GIVEN MATERIAL:
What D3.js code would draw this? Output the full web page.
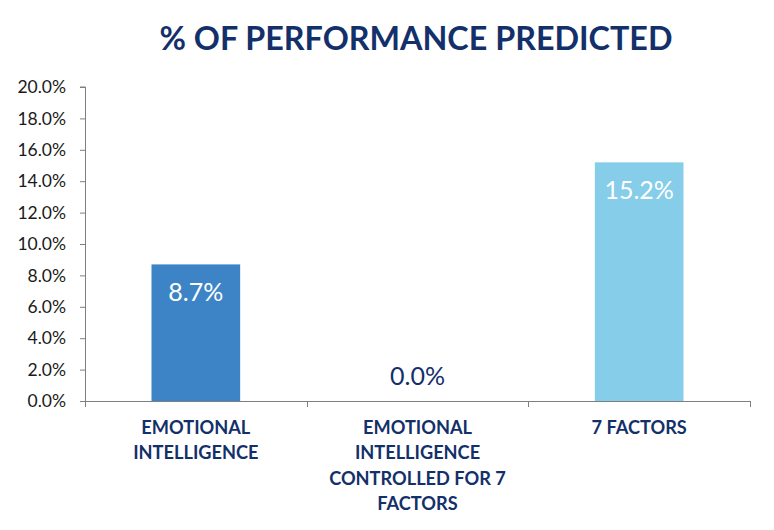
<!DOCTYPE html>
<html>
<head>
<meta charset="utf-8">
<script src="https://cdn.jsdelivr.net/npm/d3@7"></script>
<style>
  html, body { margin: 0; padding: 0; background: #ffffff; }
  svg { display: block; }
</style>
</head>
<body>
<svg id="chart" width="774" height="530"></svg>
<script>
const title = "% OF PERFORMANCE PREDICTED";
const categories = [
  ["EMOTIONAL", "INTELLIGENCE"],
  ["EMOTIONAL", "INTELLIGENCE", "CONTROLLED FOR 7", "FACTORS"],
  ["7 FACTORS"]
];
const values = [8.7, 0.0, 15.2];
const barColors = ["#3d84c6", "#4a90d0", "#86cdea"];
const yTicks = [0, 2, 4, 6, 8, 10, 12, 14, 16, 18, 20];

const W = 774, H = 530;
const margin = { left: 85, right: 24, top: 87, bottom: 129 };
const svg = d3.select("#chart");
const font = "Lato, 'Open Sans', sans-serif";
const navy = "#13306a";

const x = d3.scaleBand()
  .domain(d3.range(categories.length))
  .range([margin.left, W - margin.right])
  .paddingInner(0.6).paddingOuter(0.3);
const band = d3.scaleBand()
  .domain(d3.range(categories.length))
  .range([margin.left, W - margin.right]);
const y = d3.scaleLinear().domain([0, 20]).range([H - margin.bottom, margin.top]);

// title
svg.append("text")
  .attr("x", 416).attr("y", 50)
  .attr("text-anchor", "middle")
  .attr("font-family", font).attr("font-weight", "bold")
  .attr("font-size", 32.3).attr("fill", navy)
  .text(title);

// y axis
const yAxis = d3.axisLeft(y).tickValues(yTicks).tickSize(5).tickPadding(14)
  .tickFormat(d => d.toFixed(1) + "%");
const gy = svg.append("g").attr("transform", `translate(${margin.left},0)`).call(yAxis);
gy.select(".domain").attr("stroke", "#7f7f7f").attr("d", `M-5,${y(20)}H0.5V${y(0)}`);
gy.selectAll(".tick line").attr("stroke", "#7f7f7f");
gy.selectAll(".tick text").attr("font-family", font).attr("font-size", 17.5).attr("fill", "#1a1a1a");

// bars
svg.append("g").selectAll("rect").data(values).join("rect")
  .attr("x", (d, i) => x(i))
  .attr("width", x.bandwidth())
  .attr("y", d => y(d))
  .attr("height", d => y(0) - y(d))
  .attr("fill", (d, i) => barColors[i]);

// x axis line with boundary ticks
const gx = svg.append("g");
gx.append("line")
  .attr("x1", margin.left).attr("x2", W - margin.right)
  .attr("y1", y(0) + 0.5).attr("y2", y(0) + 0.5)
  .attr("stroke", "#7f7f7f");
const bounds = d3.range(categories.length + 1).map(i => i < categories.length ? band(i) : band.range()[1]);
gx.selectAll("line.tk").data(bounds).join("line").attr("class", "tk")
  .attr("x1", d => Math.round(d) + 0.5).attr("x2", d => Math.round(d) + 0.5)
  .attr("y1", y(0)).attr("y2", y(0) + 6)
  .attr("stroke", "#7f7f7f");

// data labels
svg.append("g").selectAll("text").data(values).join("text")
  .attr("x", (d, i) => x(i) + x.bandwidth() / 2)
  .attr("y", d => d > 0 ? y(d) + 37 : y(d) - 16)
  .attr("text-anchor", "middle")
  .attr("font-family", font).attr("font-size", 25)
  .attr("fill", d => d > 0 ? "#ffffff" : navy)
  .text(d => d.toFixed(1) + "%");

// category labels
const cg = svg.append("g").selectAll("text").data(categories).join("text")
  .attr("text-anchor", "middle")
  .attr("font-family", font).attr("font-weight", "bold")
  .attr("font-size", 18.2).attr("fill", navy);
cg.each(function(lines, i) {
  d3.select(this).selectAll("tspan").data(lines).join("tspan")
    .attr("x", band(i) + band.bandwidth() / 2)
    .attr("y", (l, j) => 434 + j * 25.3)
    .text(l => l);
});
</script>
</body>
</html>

EXERCISE REQUIREMENTS:
Repeat the material above verbatim, with no pictures in the output.

RESPONSE TO THIS TASK:
What D3.js code would draw this? Output the full web page.
<!DOCTYPE html>
<html>
<head>
<meta charset="utf-8">
<script src="https://cdn.jsdelivr.net/npm/d3@7"></script>
<style>
  html, body { margin: 0; padding: 0; background: #ffffff; }
  svg { display: block; }
</style>
</head>
<body>
<svg id="chart" width="774" height="530"></svg>
<script>
const title = "% OF PERFORMANCE PREDICTED";
const categories = [
  ["EMOTIONAL", "INTELLIGENCE"],
  ["EMOTIONAL", "INTELLIGENCE", "CONTROLLED FOR 7", "FACTORS"],
  ["7 FACTORS"]
];
const values = [8.7, 0.0, 15.2];
const barColors = ["#3d84c6", "#4a90d0", "#86cdea"];
const yTicks = [0, 2, 4, 6, 8, 10, 12, 14, 16, 18, 20];

const W = 774, H = 530;
const margin = { left: 85, right: 24, top: 87, bottom: 129 };
const svg = d3.select("#chart");
const font = "Lato, 'Open Sans', sans-serif";
const navy = "#13306a";

const x = d3.scaleBand()
  .domain(d3.range(categories.length))
  .range([margin.left, W - margin.right])
  .paddingInner(0.6).paddingOuter(0.3);
const band = d3.scaleBand()
  .domain(d3.range(categories.length))
  .range([margin.left, W - margin.right]);
const y = d3.scaleLinear().domain([0, 20]).range([H - margin.bottom, margin.top]);

// title
svg.append("text")
  .attr("x", 416).attr("y", 50)
  .attr("text-anchor", "middle")
  .attr("font-family", font).attr("font-weight", "bold")
  .attr("font-size", 32.3).attr("fill", navy)
  .text(title);

// y axis
const yAxis = d3.axisLeft(y).tickValues(yTicks).tickSize(5).tickPadding(14)
  .tickFormat(d => d.toFixed(1) + "%");
const gy = svg.append("g").attr("transform", `translate(${margin.left},0)`).call(yAxis);
gy.select(".domain").attr("stroke", "#7f7f7f").attr("d", `M-5,${y(20)}H0.5V${y(0)}`);
gy.selectAll(".tick line").attr("stroke", "#7f7f7f");
gy.selectAll(".tick text").attr("font-family", font).attr("font-size", 17.5).attr("fill", "#1a1a1a");

// bars
svg.append("g").selectAll("rect").data(values).join("rect")
  .attr("x", (d, i) => x(i))
  .attr("width", x.bandwidth())
  .attr("y", d => y(d))
  .attr("height", d => y(0) - y(d))
  .attr("fill", (d, i) => barColors[i]);

// x axis line with boundary ticks
const gx = svg.append("g");
gx.append("line")
  .attr("x1", margin.left).attr("x2", W - margin.right)
  .attr("y1", y(0) + 0.5).attr("y2", y(0) + 0.5)
  .attr("stroke", "#7f7f7f");
const bounds = d3.range(categories.length + 1).map(i => i < categories.length ? band(i) : band.range()[1]);
gx.selectAll("line.tk").data(bounds).join("line").attr("class", "tk")
  .attr("x1", d => Math.round(d) + 0.5).attr("x2", d => Math.round(d) + 0.5)
  .attr("y1", y(0)).attr("y2", y(0) + 6)
  .attr("stroke", "#7f7f7f");

// data labels
svg.append("g").selectAll("text").data(values).join("text")
  .attr("x", (d, i) => x(i) + x.bandwidth() / 2)
  .attr("y", d => d > 0 ? y(d) + 37 : y(d) - 16)
  .attr("text-anchor", "middle")
  .attr("font-family", font).attr("font-size", 25)
  .attr("fill", d => d > 0 ? "#ffffff" : navy)
  .text(d => d.toFixed(1) + "%");

// category labels
const cg = svg.append("g").selectAll("text").data(categories).join("text")
  .attr("text-anchor", "middle")
  .attr("font-family", font).attr("font-weight", "bold")
  .attr("font-size", 18.2).attr("fill", navy);
cg.each(function(lines, i) {
  d3.select(this).selectAll("tspan").data(lines).join("tspan")
    .attr("x", band(i) + band.bandwidth() / 2)
    .attr("y", (l, j) => 434 + j * 25.3)
    .text(l => l);
});
</script>
</body>
</html>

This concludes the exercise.